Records
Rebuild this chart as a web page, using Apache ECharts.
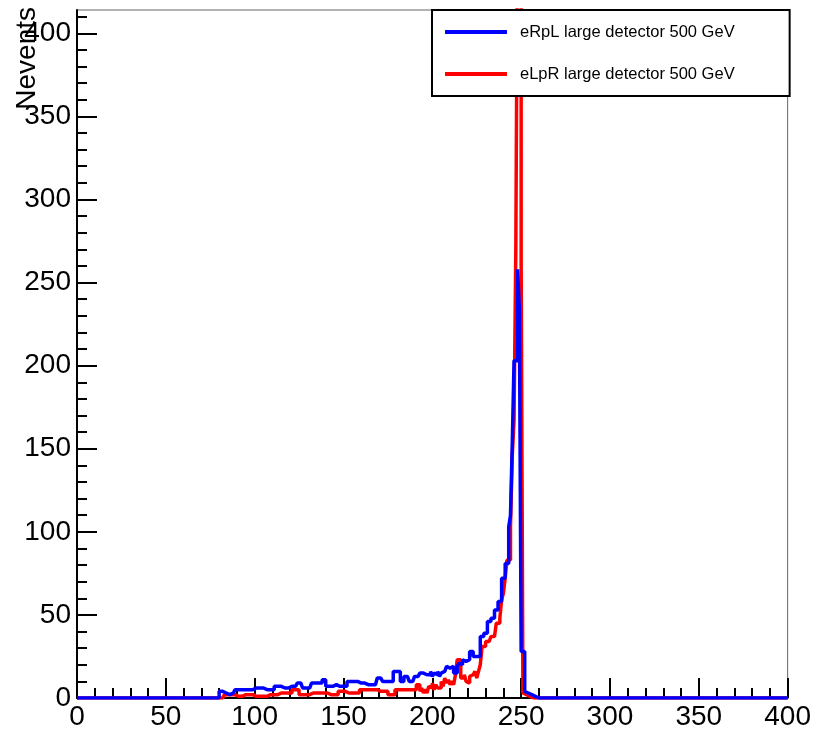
<!DOCTYPE html>
<html>
<head>
<meta charset="utf-8">
<script src="https://cdn.jsdelivr.net/npm/echarts@6/dist/echarts.min.js"></script>
<style>
html,body{margin:0;padding:0;background:#ffffff;}
#chart{width:814px;height:731px;}
</style>
</head>
<body>
<div id="chart"></div>
<script>
// Histogram: 400 bins of width 1 from 0 to 400
const xMin = 0, xMax = 400, yMax = 414;
const blueName = 'eRpL large detector 500 GeV';
const redName = 'eLpR large detector 500 GeV';

// eRpL (blue): counts for bins starting at x = 80
const blueStart = 80;
const blueValues = [
  4,4,3,3,2,2,3,3,2,            // 80-88
  5,5,5,5,                      // 89-92
  5,5,5,5,5,5,                  // 93-98
  6,6,6,6,6,6,6,                // 99-105
  5,5,5,5,5,                    // 106-110
  7,7,7,7,                      // 111-114
  6,6,6,6,6,                    // 115-119
  7,7,7,7,                      // 120-123
  9,9,9,                        // 124-126
  6,6,6,6,6,                    // 127-131
  9,9,9,9,9,9,                  // 132-137
  11,11,                        // 138-139
  7,7,7,7,7,                    // 140-144
  8,8,                          // 145-146
  7,7,7,7,7,                    // 147-151
  10,10,10,10,10,10,            // 152-157
  9,9,9,9,9,                    // 158-162
  8,8,8,8,8,8,                  // 163-168
  12,12,12,                     // 169-171
  10,10,10,10,10,10,            // 172-177
  16,16,16,16,                  // 178-181
  10,10,                        // 182-183
  13,13,13,                     // 184-186
  10,10,10,                     // 187-189
  13,13,13,                     // 190-192
  15,15,                        // 193-194
  14,14,14,14,                  // 195-198
  16,13,15,14,16,13,15,16,      // 199-206
  17,19,18,17,19,               // 207-211
  15,15,                        // 212-213
  19,21,20,23,22,21,23,         // 214-220
  28,28,                        // 221-222
  25,25,25,25,                  // 223-226
  37,37,39,39,46,46,48,48,      // 227-234
  53,53,58,58,72,72,81,81,      // 235-242
  103,110,153,203,203,258,234,  // 243-249
  28,28,4,3,2,2,1,1             // 250-257
];

// eLpR (red): counts for bins starting at x = 80
const redStart = 80;
const redValues = [
  0,0,0,                        // 80-82
  2,2,2,2,2,2,                  // 83-88
  1,1,1,1,                      // 89-92
  2,2,2,2,2,2,2,                // 93-99
  1,1,1,1,1,1,1,                // 100-106
  2,2,2,2,2,2,                  // 107-112
  3,3,3,3,3,3,3,3,              // 113-120
  5,5,5,5,                      // 121-124
  2,2,2,2,2,2,                  // 125-130
  3,3,3,3,3,3,3,3,3,3,3,        // 131-141
  2,2,2,2,2,                    // 142-146
  4,4,4,4,4,                    // 147-151
  3,3,3,3,3,3,3,                // 152-158
  5,5,5,5,5,5,5,5,5,5,5,        // 159-169
  4,4,4,4,4,                    // 170-174
  2,2,2,2,                      // 175-178
  5,5,5,5,5,5,5,5,5,5,5,5,      // 179-190
  8,8,                          // 191-192
  4,6,3,5,3,7,6,9,5,8,6,        // 193-203
  6,10,7,12,9,11,8,10,          // 204-211
  8,14,23,23,12,                // 212-216
  12,14,10,9,13,14,15,16,12,16,20, // 217-227
  31,31,34,34,34,37,37,         // 228-234
  37,45,45,48,59,63,72,83,83,   // 235-243
  103,146,167,270,480,480,262,  // 244-250
  3,2,1,1                       // 251-254
];

// Axis tick values
const yMajorTicks = [0,50,100,150,200,250,300,350,400];
const yMinorTicks = [0,10,20,30,40,50,60,70,80,90,100,110,120,130,140,150,160,170,180,190,200,
  210,220,230,240,250,260,270,280,290,300,310,320,330,340,350,360,370,380,390,400,410];

function buildHist(start, values) {
  const pts = [];
  for (let x = xMin; x < xMax; x++) {
    const i = x - start;
    const v = (i >= 0 && i < values.length) ? values[i] : 0;
    pts.push([x, v]);
  }
  pts.push([xMax, 0]);
  return pts;
}

const font = 'Liberation Sans, Arial, Helvetica, sans-serif';
const chart = echarts.init(document.getElementById('chart'), null, {renderer: 'canvas'});
chart.setOption({
  animation: false,
  backgroundColor: '#ffffff',
  grid: {left: 77, top: 10, right: 26, bottom: 33, show: true, borderColor: '#666666', borderWidth: 1, backgroundColor: 'transparent'},
  xAxis: {
    type: 'value', min: xMin, max: xMax, interval: 50,
    axisLine: {show: true, lineStyle: {color: '#000', width: 2}},
    axisTick: {show: true, inside: true, length: 20, lineStyle: {color: '#000', width: 2}},
    minorTick: {show: true, splitNumber: 5, length: 10, lineStyle: {color: '#000', width: 2}},
    splitLine: {show: false},
    axisLabel: {color: '#000', fontSize: 28, fontFamily: font, margin: 5}
  },
  yAxis: [{
    type: 'value', min: 0, max: yMax, interval: 50, position: 'left',
    axisLine: {show: true, lineStyle: {color: '#000', width: 2}},
    axisTick: {show: true, inside: true, length: 20, customValues: yMajorTicks, lineStyle: {color: '#000', width: 2}},
    splitLine: {show: false},
    axisLabel: {color: '#000', fontSize: 28, fontFamily: font, margin: 6, customValues: yMajorTicks}
  }, {
    type: 'value', min: 0, max: yMax, interval: 10, position: 'left',
    axisLine: {show: false},
    axisTick: {show: true, inside: true, length: 10, customValues: yMinorTicks, lineStyle: {color: '#000', width: 2}},
    splitLine: {show: false},
    axisLabel: {show: false}
  }],
  legend: {
    orient: 'vertical', left: 432, top: 10,
    data: [blueName, redName],
    icon: 'rect', itemWidth: 62, itemHeight: 4, itemGap: 22,
    padding: [12, 55, 12, 13],
    backgroundColor: '#ffffff', borderColor: '#000000', borderWidth: 2,
    textStyle: {color: '#000', fontSize: 16.5, fontFamily: font, lineHeight: 20, padding: [0, 0, 0, 8]}
  },
  graphic: [{
    type: 'text', x: 27, y: 7, rotation: Math.PI / 2,
    style: {text: 'Nevents', font: '28px ' + font, fill: '#000', align: 'right', verticalAlign: 'middle'},
    z: 10
  }],
  series: [{
    name: redName, type: 'line', step: 'end', yAxisIndex: 0,
    data: buildHist(redStart, redValues),
    showSymbol: false, symbol: 'none', clip: true,
    color: '#ff0000', lineStyle: {color: '#ff0000', width: 3.5}, z: 2
  }, {
    name: blueName, type: 'line', step: 'end', yAxisIndex: 0,
    data: buildHist(blueStart, blueValues),
    showSymbol: false, symbol: 'none', clip: true,
    color: '#0000ff', lineStyle: {color: '#0000ff', width: 3.5}, z: 3
  }]
});
</script>
</body>
</html>
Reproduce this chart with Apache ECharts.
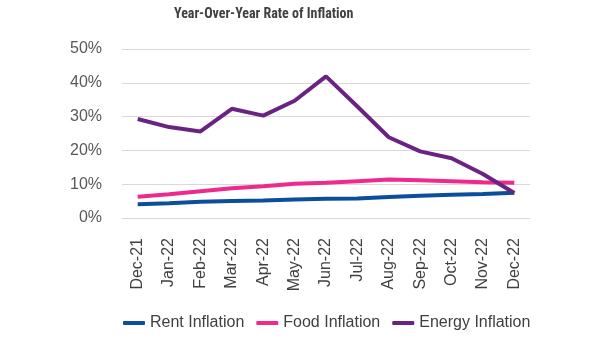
<!DOCTYPE html>
<html><head><meta charset="utf-8">
<script src="https://cdn.jsdelivr.net/npm/echarts@6/dist/echarts.min.js"></script>
<style>html,body{margin:0;padding:0;background:#fff}#c{width:600px;height:338px}</style>
</head><body><div id="c"></div>
<script>
var categories = ['Dec-21','Jan-22','Feb-22','Mar-22','Apr-22','May-22','Jun-22','Jul-22','Aug-22','Sep-22','Oct-22','Nov-22','Dec-22'];
var rentInflation = [4.1, 4.4, 4.8, 5.0, 5.2, 5.5, 5.7, 5.8, 6.2, 6.6, 6.9, 7.1, 7.5];
var foodInflation = [6.3, 7.0, 7.9, 8.8, 9.4, 10.1, 10.4, 10.9, 11.4, 11.2, 10.9, 10.6, 10.4];
var energyInflation = [29.3, 26.9, 25.6, 32.3, 30.3, 34.7, 41.9, 33.0, 23.9, 19.7, 17.7, 13.0, 7.4];
var seriesNames = ['Rent Inflation', 'Food Inflation', 'Energy Inflation'];
var colors = ['#0B4F9C', '#EE2A8F', '#6A2382'];

var chart = echarts.init(document.getElementById('c'));
var data = [rentInflation, foodInflation, energyInflation];
chart.setOption({
  animation: false,
  color: colors,
  title: {
    text: 'Year-Over-Year Rate of Inflation',
    left: 169, top: 2,
    textStyle: {fontFamily: 'Roboto Condensed, Roboto, sans-serif', fontSize: 14, fontWeight: 'bold', color: '#404040'}
  },
  legend: {
    bottom: 2, left: 118, itemWidth: 22, itemHeight: 4, itemGap: 12,
    icon: 'roundRect',
    textStyle: {fontFamily: 'Liberation Sans, Arial, sans-serif', fontSize: 16, color: '#404040'},
    data: seriesNames
  },
  grid: {left: 122, right: 70, top: 49, bottom: 120},
  xAxis: {
    type: 'category', data: categories, boundaryGap: true,
    axisLine: {show: false}, axisTick: {show: false},
    axisLabel: {rotate: 90, fontSize: 16, color: '#404040', fontFamily: 'Liberation Sans, Arial, sans-serif', margin: 20}
  },
  yAxis: {
    type: 'value', min: 0, max: 50, interval: 10,
    axisLabel: {formatter: '{value}%', fontSize: 16, color: '#595959', fontFamily: 'Liberation Sans, Arial, sans-serif', margin: 20},
    splitLine: {lineStyle: {color: '#D9D9D9', width: 1}}
  },
  series: data.map(function(d, i){
    return {name: seriesNames[i], type: 'line', data: d, symbol: 'none', lineStyle: {width: 4, color: colors[i]}, z: i + 2};
  })
});
</script></body></html>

● SET TASK
Write out exactly the opening lines of the data, stopping after the line that holds "const redName = 'eLpR". Exclude pictures.

● COMPLETED EXERCISE
Rebuild this chart as a web page, using Apache ECharts.
<!DOCTYPE html>
<html>
<head>
<meta charset="utf-8">
<script src="https://cdn.jsdelivr.net/npm/echarts@6/dist/echarts.min.js"></script>
<style>
html,body{margin:0;padding:0;background:#ffffff;}
#chart{width:814px;height:731px;}
</style>
</head>
<body>
<div id="chart"></div>
<script>
// Histogram: 400 bins of width 1 from 0 to 400
const xMin = 0, xMax = 400, yMax = 414;
const blueName = 'eRpL large detector 500 GeV';
const redName = 'eLpR large detector 500 GeV';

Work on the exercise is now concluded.